◆ **Source material**
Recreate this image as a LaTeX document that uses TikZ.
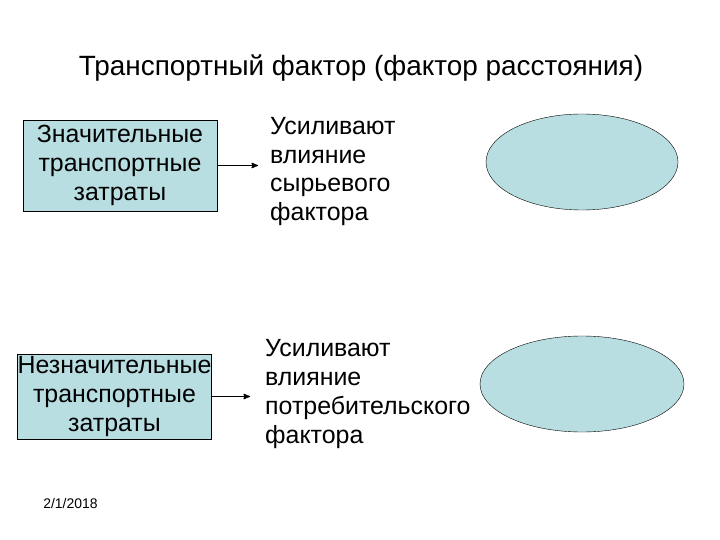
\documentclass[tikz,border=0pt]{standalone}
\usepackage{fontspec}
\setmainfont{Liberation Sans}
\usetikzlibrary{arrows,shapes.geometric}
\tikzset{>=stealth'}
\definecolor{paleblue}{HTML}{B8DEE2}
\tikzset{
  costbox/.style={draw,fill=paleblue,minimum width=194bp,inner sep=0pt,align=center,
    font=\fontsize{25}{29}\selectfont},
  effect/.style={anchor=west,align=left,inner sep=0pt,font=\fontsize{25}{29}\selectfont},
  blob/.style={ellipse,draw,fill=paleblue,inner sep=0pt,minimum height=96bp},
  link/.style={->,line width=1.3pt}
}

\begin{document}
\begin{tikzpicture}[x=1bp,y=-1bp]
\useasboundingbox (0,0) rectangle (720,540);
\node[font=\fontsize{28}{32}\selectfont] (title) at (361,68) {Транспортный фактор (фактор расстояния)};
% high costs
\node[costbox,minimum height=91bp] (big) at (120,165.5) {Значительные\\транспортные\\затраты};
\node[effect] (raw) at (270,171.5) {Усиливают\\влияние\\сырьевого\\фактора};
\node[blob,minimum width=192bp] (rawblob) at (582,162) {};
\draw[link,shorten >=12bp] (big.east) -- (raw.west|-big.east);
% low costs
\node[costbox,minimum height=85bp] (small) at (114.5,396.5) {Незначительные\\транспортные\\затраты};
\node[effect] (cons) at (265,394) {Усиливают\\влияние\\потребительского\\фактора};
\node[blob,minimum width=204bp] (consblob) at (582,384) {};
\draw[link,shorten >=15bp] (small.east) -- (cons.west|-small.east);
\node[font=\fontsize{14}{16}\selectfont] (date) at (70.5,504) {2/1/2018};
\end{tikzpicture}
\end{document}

◆ **Problem to solve**
Copy out every line of the material above exactly, skipping the pictures.

◆ **Exercise result**
Recreate this image as a LaTeX document that uses TikZ.
\documentclass[tikz,border=0pt]{standalone}
\usepackage{fontspec}
\setmainfont{Liberation Sans}
\usetikzlibrary{arrows,shapes.geometric}
\tikzset{>=stealth'}
\definecolor{paleblue}{HTML}{B8DEE2}
\tikzset{
  costbox/.style={draw,fill=paleblue,minimum width=194bp,inner sep=0pt,align=center,
    font=\fontsize{25}{29}\selectfont},
  effect/.style={anchor=west,align=left,inner sep=0pt,font=\fontsize{25}{29}\selectfont},
  blob/.style={ellipse,draw,fill=paleblue,inner sep=0pt,minimum height=96bp},
  link/.style={->,line width=1.3pt}
}

\begin{document}
\begin{tikzpicture}[x=1bp,y=-1bp]
\useasboundingbox (0,0) rectangle (720,540);
\node[font=\fontsize{28}{32}\selectfont] (title) at (361,68) {Транспортный фактор (фактор расстояния)};
% high costs
\node[costbox,minimum height=91bp] (big) at (120,165.5) {Значительные\\транспортные\\затраты};
\node[effect] (raw) at (270,171.5) {Усиливают\\влияние\\сырьевого\\фактора};
\node[blob,minimum width=192bp] (rawblob) at (582,162) {};
\draw[link,shorten >=12bp] (big.east) -- (raw.west|-big.east);
% low costs
\node[costbox,minimum height=85bp] (small) at (114.5,396.5) {Незначительные\\транспортные\\затраты};
\node[effect] (cons) at (265,394) {Усиливают\\влияние\\потребительского\\фактора};
\node[blob,minimum width=204bp] (consblob) at (582,384) {};
\draw[link,shorten >=15bp] (small.east) -- (cons.west|-small.east);
\node[font=\fontsize{14}{16}\selectfont] (date) at (70.5,504) {2/1/2018};
\end{tikzpicture}
\end{document}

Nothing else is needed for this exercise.